Thursday, January 28, 2010

Some Tips to stay within Gmail space allocation



Some Tips to stay within Gmail space allocation

 Gmail offers 7.53 GB of disk space in its free version. When you are about to reach about 90% saturation level you get a warning asking you to upgrade to paid version. Many users may desire to stay within the free version. This may be because the upgrades cost some money that has to be paid in USD which is not easy for many in India. Minimum payment involved for an additional 6 GB is USD 20. Though the amount is affordable the annual renewals is a bother.

 Let us look into ways of managing to stay within the free storage limits of Gmail.

 Picasa allows one GB space for pictures and images. Google Docs gives another GB free storage. It is prudent to use these facilities by transferring important image and document attachments to Picasa or Google Docs and delete the message in Gmail. However, in Gmail there is no way of identifying messages with large attachments easily. One has to look for image and video files by file type searching. Thereafter delete or move each attachment to some other site.

 Another method will be to create a second Gmail account. You can automatically transfer all incoming message to the new account and delete new messages in old account. Thus space usage will remain static in old account. However you may face certain problems in the case of subscriptions to Yahoo or Google groups which you need to take care. Moreover you may have signed up into a number of Google services like Alerts, Docs, history, Google sites and others. All Google services make the Gmail account as the pivotal ID. New account might disturb this set up.

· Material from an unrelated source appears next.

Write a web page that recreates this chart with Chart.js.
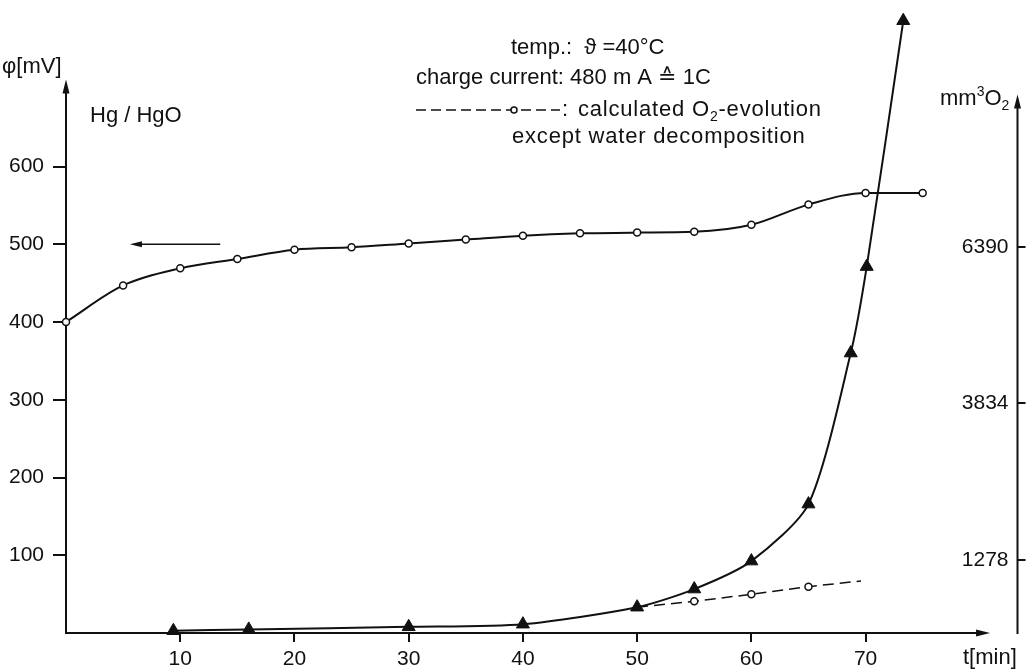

 I adopted a different approach. Gmail Backup is third party free software. This allows you to download all Gmail messages from your ALL Mail folder into your local hard disc. Labels are also downloaded. Attachments are also included. The Gmail listing of messages in Conversation (threaded) format is sacrificed and each message is listed separately. In the case of rich text messages, if you have prevented images being shown always (but only on demand), you may loose images when you download. You may backup Gmail messages year by year or between any two dates. This will ensure that you work in smaller chunks – each taking much lesser time.

 Once you have all (or as much as you want to delete) messages onto hard disc you need to search them. I downloaded WS4 – a new Windows Search Engine (free) as a part of Windows – and installed it. The folder containing Gmail messages is to be included in this WS4 indexing facility. Thereafter searching large (I have some 60K messages) number of messages by sophisticated searching is possible. Results appear even as you type the query. WS4 is very fast and reliable especially for email messages. Selected ones are read or browsed using Outlook. Messages after backing up may be removed from Gmail server. When required, the backed up messages may be restored to Gmail also.

 If you know of other methods please share with others.